— Start —

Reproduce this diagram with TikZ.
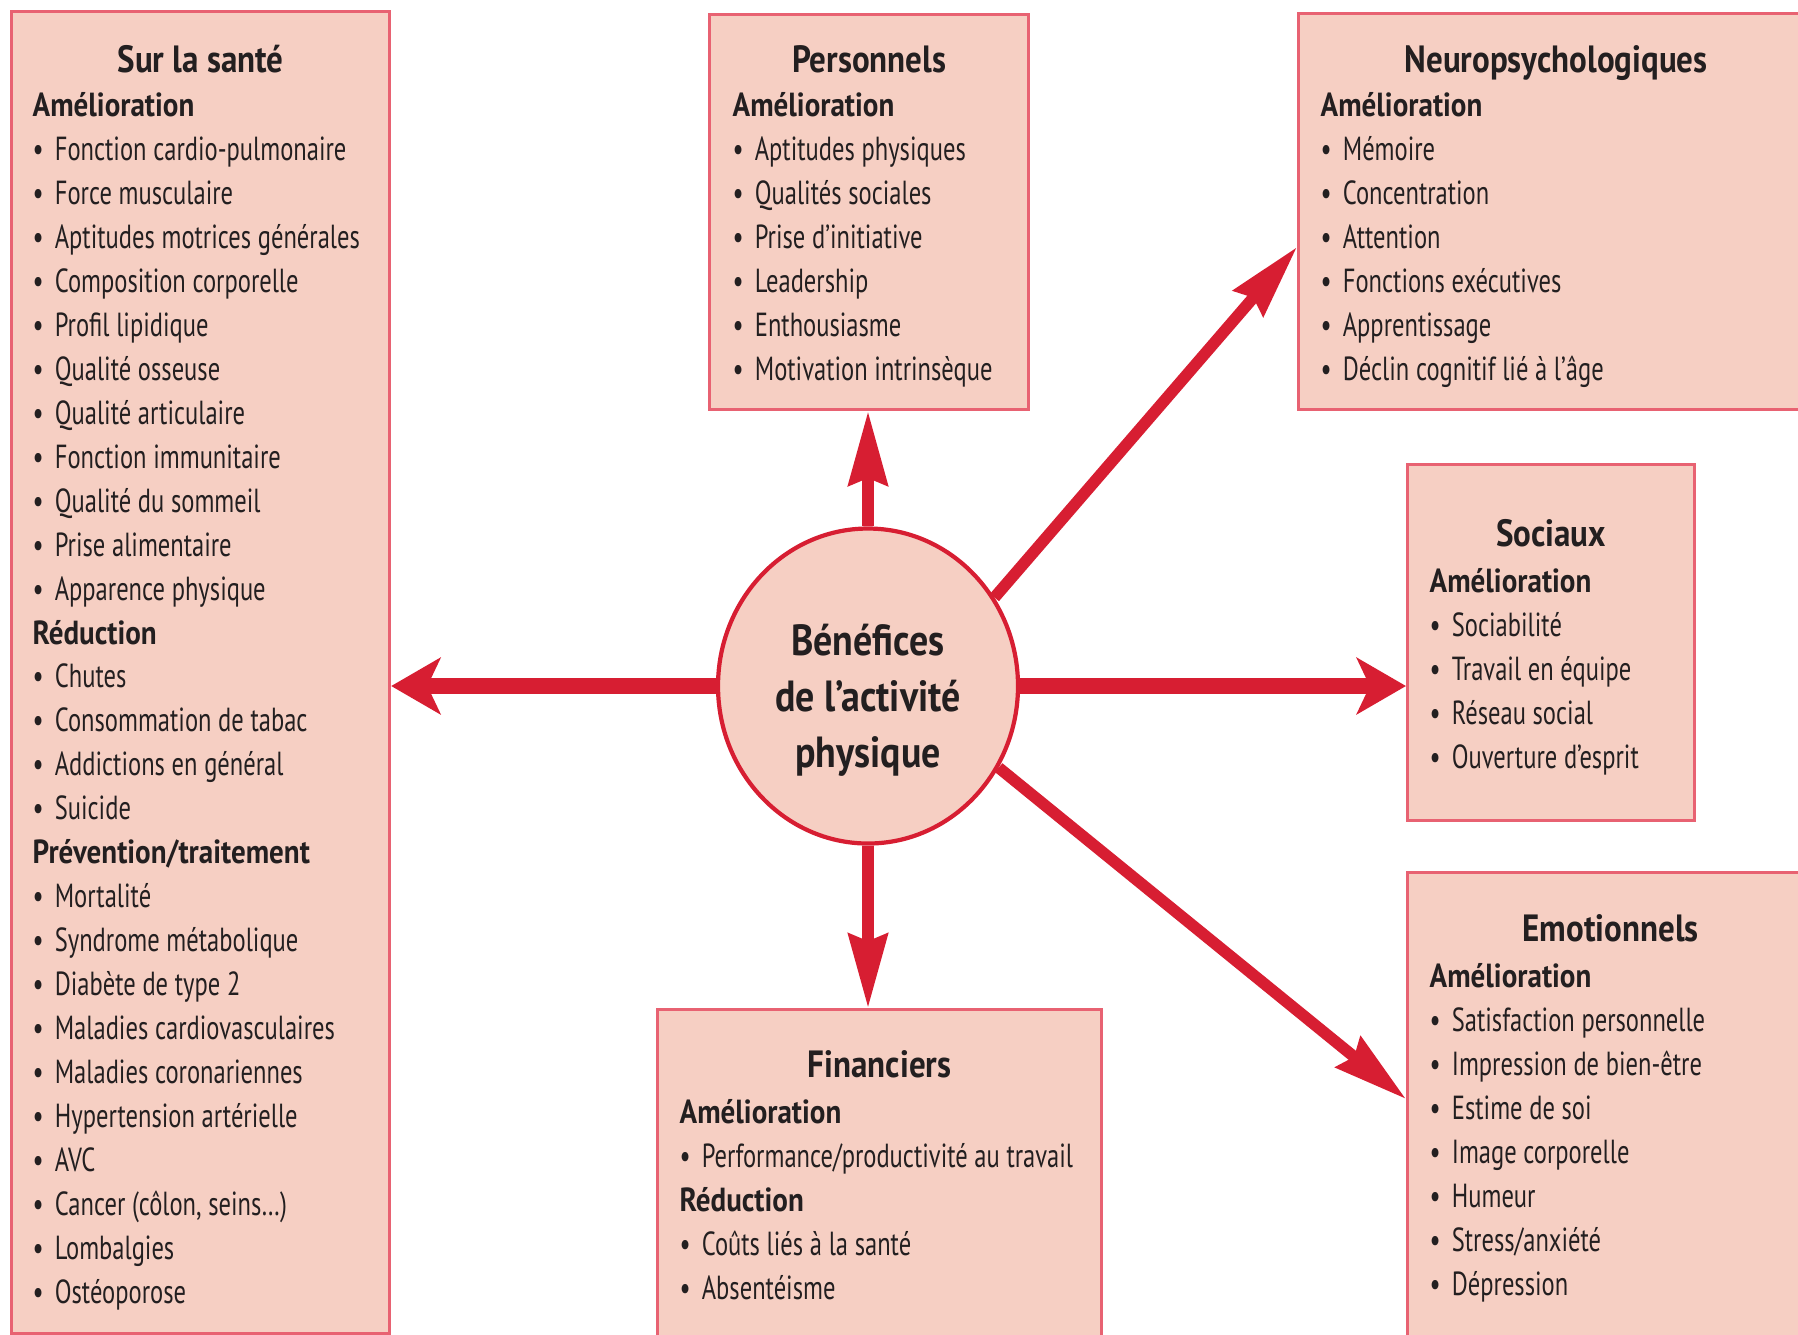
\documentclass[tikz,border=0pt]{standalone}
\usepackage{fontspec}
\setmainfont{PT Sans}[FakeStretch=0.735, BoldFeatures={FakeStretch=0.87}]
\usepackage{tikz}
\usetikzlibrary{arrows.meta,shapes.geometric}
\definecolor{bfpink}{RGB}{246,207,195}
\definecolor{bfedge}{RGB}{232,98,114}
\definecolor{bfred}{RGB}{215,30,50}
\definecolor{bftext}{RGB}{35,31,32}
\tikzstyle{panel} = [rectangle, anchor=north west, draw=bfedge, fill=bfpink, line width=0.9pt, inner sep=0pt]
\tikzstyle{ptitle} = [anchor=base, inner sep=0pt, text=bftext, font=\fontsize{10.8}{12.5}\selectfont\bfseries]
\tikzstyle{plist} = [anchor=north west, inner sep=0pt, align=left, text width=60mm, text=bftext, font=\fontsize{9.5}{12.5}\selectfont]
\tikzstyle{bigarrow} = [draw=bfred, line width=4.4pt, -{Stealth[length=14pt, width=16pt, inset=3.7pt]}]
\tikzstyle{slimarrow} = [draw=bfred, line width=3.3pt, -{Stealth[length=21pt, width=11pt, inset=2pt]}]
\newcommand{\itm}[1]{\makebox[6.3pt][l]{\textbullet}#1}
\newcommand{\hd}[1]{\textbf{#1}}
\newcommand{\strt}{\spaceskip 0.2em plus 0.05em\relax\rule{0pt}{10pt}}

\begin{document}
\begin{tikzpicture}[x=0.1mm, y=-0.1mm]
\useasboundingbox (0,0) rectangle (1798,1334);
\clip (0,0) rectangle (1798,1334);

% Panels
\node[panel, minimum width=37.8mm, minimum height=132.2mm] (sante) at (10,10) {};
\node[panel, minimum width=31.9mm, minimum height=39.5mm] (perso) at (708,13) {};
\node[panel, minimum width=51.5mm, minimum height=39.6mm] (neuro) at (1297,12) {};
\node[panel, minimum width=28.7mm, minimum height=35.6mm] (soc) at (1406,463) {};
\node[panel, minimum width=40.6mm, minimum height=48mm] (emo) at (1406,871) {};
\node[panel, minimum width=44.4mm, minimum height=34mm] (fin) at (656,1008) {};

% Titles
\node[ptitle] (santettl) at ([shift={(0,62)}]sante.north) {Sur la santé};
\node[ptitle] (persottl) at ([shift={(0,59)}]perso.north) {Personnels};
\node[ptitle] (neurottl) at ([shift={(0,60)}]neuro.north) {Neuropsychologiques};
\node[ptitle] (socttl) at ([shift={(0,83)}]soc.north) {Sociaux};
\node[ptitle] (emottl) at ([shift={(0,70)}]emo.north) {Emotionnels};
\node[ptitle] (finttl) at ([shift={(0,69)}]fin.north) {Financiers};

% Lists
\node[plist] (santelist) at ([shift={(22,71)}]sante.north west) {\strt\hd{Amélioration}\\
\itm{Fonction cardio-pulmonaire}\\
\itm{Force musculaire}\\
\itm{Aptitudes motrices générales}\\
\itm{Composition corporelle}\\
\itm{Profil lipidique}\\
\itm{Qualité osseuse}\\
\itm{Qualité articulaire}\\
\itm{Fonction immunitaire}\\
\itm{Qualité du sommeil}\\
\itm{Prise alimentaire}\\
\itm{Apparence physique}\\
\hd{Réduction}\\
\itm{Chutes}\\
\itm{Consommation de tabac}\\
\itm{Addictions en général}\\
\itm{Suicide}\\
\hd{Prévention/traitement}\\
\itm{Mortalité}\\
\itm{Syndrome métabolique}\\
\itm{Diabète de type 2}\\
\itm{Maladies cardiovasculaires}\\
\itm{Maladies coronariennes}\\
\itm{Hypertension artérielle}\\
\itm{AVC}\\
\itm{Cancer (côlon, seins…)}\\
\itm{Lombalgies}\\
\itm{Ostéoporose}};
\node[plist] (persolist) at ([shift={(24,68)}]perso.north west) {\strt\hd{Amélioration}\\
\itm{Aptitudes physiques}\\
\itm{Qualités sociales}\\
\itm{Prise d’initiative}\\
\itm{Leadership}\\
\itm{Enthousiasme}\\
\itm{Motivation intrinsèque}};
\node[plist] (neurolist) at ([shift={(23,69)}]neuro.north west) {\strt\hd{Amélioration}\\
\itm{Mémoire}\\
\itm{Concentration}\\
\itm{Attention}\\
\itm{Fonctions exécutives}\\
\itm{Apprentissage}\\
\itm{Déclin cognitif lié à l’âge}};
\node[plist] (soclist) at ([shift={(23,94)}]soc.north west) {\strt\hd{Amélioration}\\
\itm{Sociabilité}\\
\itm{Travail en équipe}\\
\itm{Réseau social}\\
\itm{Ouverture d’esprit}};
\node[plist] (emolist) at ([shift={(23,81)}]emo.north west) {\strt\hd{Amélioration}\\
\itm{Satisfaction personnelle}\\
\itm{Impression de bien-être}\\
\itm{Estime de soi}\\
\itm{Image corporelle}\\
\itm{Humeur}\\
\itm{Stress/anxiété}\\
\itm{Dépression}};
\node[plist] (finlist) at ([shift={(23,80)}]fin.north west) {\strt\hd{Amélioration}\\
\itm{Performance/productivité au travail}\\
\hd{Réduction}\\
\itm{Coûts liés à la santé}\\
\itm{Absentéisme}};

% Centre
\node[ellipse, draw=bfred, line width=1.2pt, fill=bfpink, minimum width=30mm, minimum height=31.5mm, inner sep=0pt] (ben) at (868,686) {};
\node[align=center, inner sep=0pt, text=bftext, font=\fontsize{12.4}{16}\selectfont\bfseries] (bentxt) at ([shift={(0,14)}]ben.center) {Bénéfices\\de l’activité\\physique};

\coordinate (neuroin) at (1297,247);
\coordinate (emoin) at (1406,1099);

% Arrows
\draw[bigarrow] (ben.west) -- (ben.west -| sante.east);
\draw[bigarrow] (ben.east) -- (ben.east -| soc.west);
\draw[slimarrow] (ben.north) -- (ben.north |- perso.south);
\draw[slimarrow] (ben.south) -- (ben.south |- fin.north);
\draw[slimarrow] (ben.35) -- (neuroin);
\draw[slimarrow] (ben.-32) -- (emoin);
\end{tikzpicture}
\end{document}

— End —

GOAL OF THE EXERCISE: Give an exact copy of the material, leaving out every picture.

REPLY TO THE EXERCISE:
Reproduce this diagram with TikZ.
\documentclass[tikz,border=0pt]{standalone}
\usepackage{fontspec}
\setmainfont{PT Sans}[FakeStretch=0.735, BoldFeatures={FakeStretch=0.87}]
\usepackage{tikz}
\usetikzlibrary{arrows.meta,shapes.geometric}
\definecolor{bfpink}{RGB}{246,207,195}
\definecolor{bfedge}{RGB}{232,98,114}
\definecolor{bfred}{RGB}{215,30,50}
\definecolor{bftext}{RGB}{35,31,32}
\tikzstyle{panel} = [rectangle, anchor=north west, draw=bfedge, fill=bfpink, line width=0.9pt, inner sep=0pt]
\tikzstyle{ptitle} = [anchor=base, inner sep=0pt, text=bftext, font=\fontsize{10.8}{12.5}\selectfont\bfseries]
\tikzstyle{plist} = [anchor=north west, inner sep=0pt, align=left, text width=60mm, text=bftext, font=\fontsize{9.5}{12.5}\selectfont]
\tikzstyle{bigarrow} = [draw=bfred, line width=4.4pt, -{Stealth[length=14pt, width=16pt, inset=3.7pt]}]
\tikzstyle{slimarrow} = [draw=bfred, line width=3.3pt, -{Stealth[length=21pt, width=11pt, inset=2pt]}]
\newcommand{\itm}[1]{\makebox[6.3pt][l]{\textbullet}#1}
\newcommand{\hd}[1]{\textbf{#1}}
\newcommand{\strt}{\spaceskip 0.2em plus 0.05em\relax\rule{0pt}{10pt}}

\begin{document}
\begin{tikzpicture}[x=0.1mm, y=-0.1mm]
\useasboundingbox (0,0) rectangle (1798,1334);
\clip (0,0) rectangle (1798,1334);

% Panels
\node[panel, minimum width=37.8mm, minimum height=132.2mm] (sante) at (10,10) {};
\node[panel, minimum width=31.9mm, minimum height=39.5mm] (perso) at (708,13) {};
\node[panel, minimum width=51.5mm, minimum height=39.6mm] (neuro) at (1297,12) {};
\node[panel, minimum width=28.7mm, minimum height=35.6mm] (soc) at (1406,463) {};
\node[panel, minimum width=40.6mm, minimum height=48mm] (emo) at (1406,871) {};
\node[panel, minimum width=44.4mm, minimum height=34mm] (fin) at (656,1008) {};

% Titles
\node[ptitle] (santettl) at ([shift={(0,62)}]sante.north) {Sur la santé};
\node[ptitle] (persottl) at ([shift={(0,59)}]perso.north) {Personnels};
\node[ptitle] (neurottl) at ([shift={(0,60)}]neuro.north) {Neuropsychologiques};
\node[ptitle] (socttl) at ([shift={(0,83)}]soc.north) {Sociaux};
\node[ptitle] (emottl) at ([shift={(0,70)}]emo.north) {Emotionnels};
\node[ptitle] (finttl) at ([shift={(0,69)}]fin.north) {Financiers};

% Lists
\node[plist] (santelist) at ([shift={(22,71)}]sante.north west) {\strt\hd{Amélioration}\\
\itm{Fonction cardio-pulmonaire}\\
\itm{Force musculaire}\\
\itm{Aptitudes motrices générales}\\
\itm{Composition corporelle}\\
\itm{Profil lipidique}\\
\itm{Qualité osseuse}\\
\itm{Qualité articulaire}\\
\itm{Fonction immunitaire}\\
\itm{Qualité du sommeil}\\
\itm{Prise alimentaire}\\
\itm{Apparence physique}\\
\hd{Réduction}\\
\itm{Chutes}\\
\itm{Consommation de tabac}\\
\itm{Addictions en général}\\
\itm{Suicide}\\
\hd{Prévention/traitement}\\
\itm{Mortalité}\\
\itm{Syndrome métabolique}\\
\itm{Diabète de type 2}\\
\itm{Maladies cardiovasculaires}\\
\itm{Maladies coronariennes}\\
\itm{Hypertension artérielle}\\
\itm{AVC}\\
\itm{Cancer (côlon, seins…)}\\
\itm{Lombalgies}\\
\itm{Ostéoporose}};
\node[plist] (persolist) at ([shift={(24,68)}]perso.north west) {\strt\hd{Amélioration}\\
\itm{Aptitudes physiques}\\
\itm{Qualités sociales}\\
\itm{Prise d’initiative}\\
\itm{Leadership}\\
\itm{Enthousiasme}\\
\itm{Motivation intrinsèque}};
\node[plist] (neurolist) at ([shift={(23,69)}]neuro.north west) {\strt\hd{Amélioration}\\
\itm{Mémoire}\\
\itm{Concentration}\\
\itm{Attention}\\
\itm{Fonctions exécutives}\\
\itm{Apprentissage}\\
\itm{Déclin cognitif lié à l’âge}};
\node[plist] (soclist) at ([shift={(23,94)}]soc.north west) {\strt\hd{Amélioration}\\
\itm{Sociabilité}\\
\itm{Travail en équipe}\\
\itm{Réseau social}\\
\itm{Ouverture d’esprit}};
\node[plist] (emolist) at ([shift={(23,81)}]emo.north west) {\strt\hd{Amélioration}\\
\itm{Satisfaction personnelle}\\
\itm{Impression de bien-être}\\
\itm{Estime de soi}\\
\itm{Image corporelle}\\
\itm{Humeur}\\
\itm{Stress/anxiété}\\
\itm{Dépression}};
\node[plist] (finlist) at ([shift={(23,80)}]fin.north west) {\strt\hd{Amélioration}\\
\itm{Performance/productivité au travail}\\
\hd{Réduction}\\
\itm{Coûts liés à la santé}\\
\itm{Absentéisme}};

% Centre
\node[ellipse, draw=bfred, line width=1.2pt, fill=bfpink, minimum width=30mm, minimum height=31.5mm, inner sep=0pt] (ben) at (868,686) {};
\node[align=center, inner sep=0pt, text=bftext, font=\fontsize{12.4}{16}\selectfont\bfseries] (bentxt) at ([shift={(0,14)}]ben.center) {Bénéfices\\de l’activité\\physique};

\coordinate (neuroin) at (1297,247);
\coordinate (emoin) at (1406,1099);

% Arrows
\draw[bigarrow] (ben.west) -- (ben.west -| sante.east);
\draw[bigarrow] (ben.east) -- (ben.east -| soc.west);
\draw[slimarrow] (ben.north) -- (ben.north |- perso.south);
\draw[slimarrow] (ben.south) -- (ben.south |- fin.north);
\draw[slimarrow] (ben.35) -- (neuroin);
\draw[slimarrow] (ben.-32) -- (emoin);
\end{tikzpicture}
\end{document}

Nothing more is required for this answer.